The Honorable Judge Ketanji Brown Jackson sat with absolute dignity, grace, humility, and decorum during the publicly televised hearings held in front of the Senate Judiciary Committee last week. Judge Jackson’s historic nomination to the Supreme Court of the United States stands as the first time a Black woman has ever been nominated to the highest court in the land. It is a nomination for which she was fully prepared to face the rigor of difficult questions and to stand on her record and experience. Judge Jackson’s education, qualifications, and experience prepared her beyond the level of almost any other sitting justice on the current court. However, no matter how qualified or how unquestionable her integrity, she was subjected to vicious attacks, outrageous and irrelevant questioning designed to embarrass and humiliate rather than illuminate or inform. The hearing took on a dystopian circus like “feeding frenzy” that was highly partisan and hyper-political. Despite her respectability and absolute right to be the nominee of the President of the United States, Judge Jackson had to be displayed in the public square and subjected to the disrespect, assault, and violence of the symbolic “whipping post” created by ordinary mediocre white men with their racist misogynistic white grievance politics in an outrageous display! Nevertheless #Blackexcellence will win. We’ve persevered for over 400 years!
“In Virginia whipping was the most common form of punishment for both slaves and free blacks. Public whipping was used as a form of terror and tended to keep slaves in their place. Their backs would be exposed, and they would receive a set number of lashes. Anywhere from twenty-five to several hundred.”
The history of the “whipping post” to punish, terrorize and demonstrate control and dominance over black bodies was used to keep others (enslaved people) from following the “unruly” ways inherent in a people resisting the inhumanity of slavery and being bound as human chattel. It was an attempt to beat them down with physical and psychological violence so that no others would aspire to freedom of mind, body, and spirit. The system was supposed to keep the enslaved separated from liberation and independence while intimidating all the onlookers to “stay in their place” or they too would be put on display and beaten down into submission or even death. That was what the “whipping post” was designed to do. It failed. There has always been a massive resistance to the capture, binding, oppression, and enslavement of black bodies. Black people have been resisting all forms of oppression and claiming our own freedom and liberation forever.
The contemporary display of what was an antebellum practice of another era on the floor of the Senate Judiciary Committee confirmation hearings for Judge Kentanji Brown Jackson last week will also fail.

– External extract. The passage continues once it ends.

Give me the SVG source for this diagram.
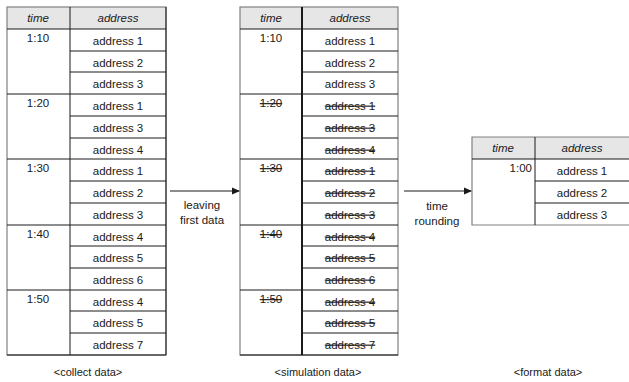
<svg xmlns="http://www.w3.org/2000/svg" width="629" height="382" viewBox="0 0 629 382">
<defs>
<style>
text{font-family:"Liberation Sans",Arial,sans-serif;font-size:11.5px;fill:#1a1a1a;text-anchor:middle}
.h{font-style:italic}
.s{text-decoration:line-through}
.hdr{fill:#e6e6e6;stroke:none}
.ln{stroke:#1a1a1a;stroke-width:1;fill:none}
.out{stroke:#808080;stroke-width:1.2;fill:none}
.cap{font-size:11px}
</style>
<marker id="ah" markerWidth="8" markerHeight="8" refX="7" refY="4" orient="auto" markerUnits="userSpaceOnUse">
<path d="M0,0.5 L8,4 L0,7.5 Z" fill="#1a1a1a"/>
</marker>
</defs>
<rect width="629" height="382" fill="#fff"/>

<g id="table-collect">
<rect class="hdr" x="7" y="7" width="159" height="22"/>
<rect class="out" x="7" y="7" width="159" height="348"/>
<path class="ln" d="M70,7V355 M7,29H166 M7,94H166 M7,159H166 M7,225H166 M7,290H166 M70,51H166 M70,72H166 M70,116H166 M70,138H166 M70,181H166 M70,203H166 M70,246H166 M70,268H166 M70,311H166 M70,333H166 M7,355H166 M166,7V355"/>
<text class="h" x="38" y="22">time</text>
<text class="h" x="118" y="22">address</text>
<text x="38" y="42">1:10</text>
<text x="38" y="107">1:20</text>
<text x="38" y="172">1:30</text>
<text x="38" y="238">1:40</text>
<text x="38" y="303">1:50</text>
<text x="118" y="44.5">address 1</text>
<text x="118" y="66.5">address 2</text>
<text x="118" y="87.5">address 3</text>
<text x="118" y="109.5">address 1</text>
<text x="118" y="131.5">address 3</text>
<text x="118" y="153.5">address 4</text>
<text x="118" y="174.5">address 1</text>
<text x="118" y="196.5">address 2</text>
<text x="118" y="218.5">address 3</text>
<text x="118" y="240.5">address 4</text>
<text x="118" y="261.5">address 5</text>
<text x="118" y="283.5">address 6</text>
<text x="118" y="305.5">address 4</text>
<text x="118" y="326.5">address 5</text>
<text x="118" y="348.5">address 7</text>
</g>

<g id="table-simulation">
<rect class="hdr" x="240" y="7" width="158" height="22"/>
<rect class="out" x="240" y="7" width="158" height="348"/>
<path class="ln" style="stroke-width:2" d="M302,7V355"/>
<path class="ln" d="M240,29H398 M240,94H398 M240,159H398 M240,225H398 M240,290H398 M302,51H398 M302,72H398 M302,116H398 M302,138H398 M302,181H398 M302,203H398 M302,246H398 M302,268H398 M302,311H398 M302,333H398 M240,355H398"/>
<text class="h" x="271" y="22">time</text>
<text class="h" x="350" y="22">address</text>
<text x="271" y="42">1:10</text>
<text class="s" x="271" y="107">1:20</text>
<text class="s" x="271" y="172">1:30</text>
<text class="s" x="271" y="238">1:40</text>
<text class="s" x="271" y="303">1:50</text>
<text x="350" y="44.5">address 1</text>
<text x="350" y="66.5">address 2</text>
<text x="350" y="87.5">address 3</text>
<text class="s" x="350" y="109.5">address 1</text>
<text class="s" x="350" y="131.5">address 3</text>
<text class="s" x="350" y="153.5">address 4</text>
<text class="s" x="350" y="174.5">address 1</text>
<text class="s" x="350" y="196.5">address 2</text>
<text class="s" x="350" y="218.5">address 3</text>
<text class="s" x="350" y="240.5">address 4</text>
<text class="s" x="350" y="261.5">address 5</text>
<text class="s" x="350" y="283.5">address 6</text>
<text class="s" x="350" y="305.5">address 4</text>
<text class="s" x="350" y="326.5">address 5</text>
<text class="s" x="350" y="348.5">address 7</text>
</g>

<g id="table-format">
<rect class="hdr" x="472" y="137" width="160" height="22"/>
<path class="out" d="M632,137H472V225H632"/>
<path class="ln" d="M535,137V225 M472,159H632 M535,181H632 M535,203H632"/>
<text class="h" x="503" y="152">time</text>
<text class="h" x="582" y="152">address</text>
<text x="532" y="172" style="text-anchor:end">1:00</text>
<text x="582" y="174.5">address 1</text>
<text x="582" y="196.5">address 2</text>
<text x="582" y="218.5">address 3</text>
</g>

<g id="connectors">
<line class="ln" x1="170" y1="191" x2="239" y2="191" marker-end="url(#ah)"/>
<line class="ln" x1="404" y1="191" x2="471" y2="191" marker-end="url(#ah)"/>
</g>

<g id="labels">
<text x="202" y="209">leaving</text>
<text x="202" y="224">first data</text>
<text x="437" y="210">time</text>
<text x="437" y="225">rounding</text>
<text class="cap" x="88" y="376">&lt;collect data&gt;</text>
<text class="cap" x="318" y="376">&lt;simulation data&gt;</text>
<text class="cap" x="548" y="376">&lt;format data&gt;</text>
</g>
</svg>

She will persevere and be confirmed as the first Black woman to serve a life-time appointment on the Supreme Court. These so-called defenders of the U.S. Constitution and professed “lovers of liberty” whose efforts to upend this highly qualified, dignified, and historic candidate’s nomination to the high court was transparently tainted with racists “dog whistle politics” and misogynoir attacks that denigrated the hearing process and shamed the nation. Through it all Judge Jackson demonstrated the resilience, fortitude, and grace that Black women continue to display in the face of every barrier and negative word or deed designed to intimidate us into minimizing ourselves. Instead, we continue to courageously step into the places and spaces where we have never been given access. Judge Jackson, once confirmed to the Supreme Court, will continue that legacy, and empower others to do the same.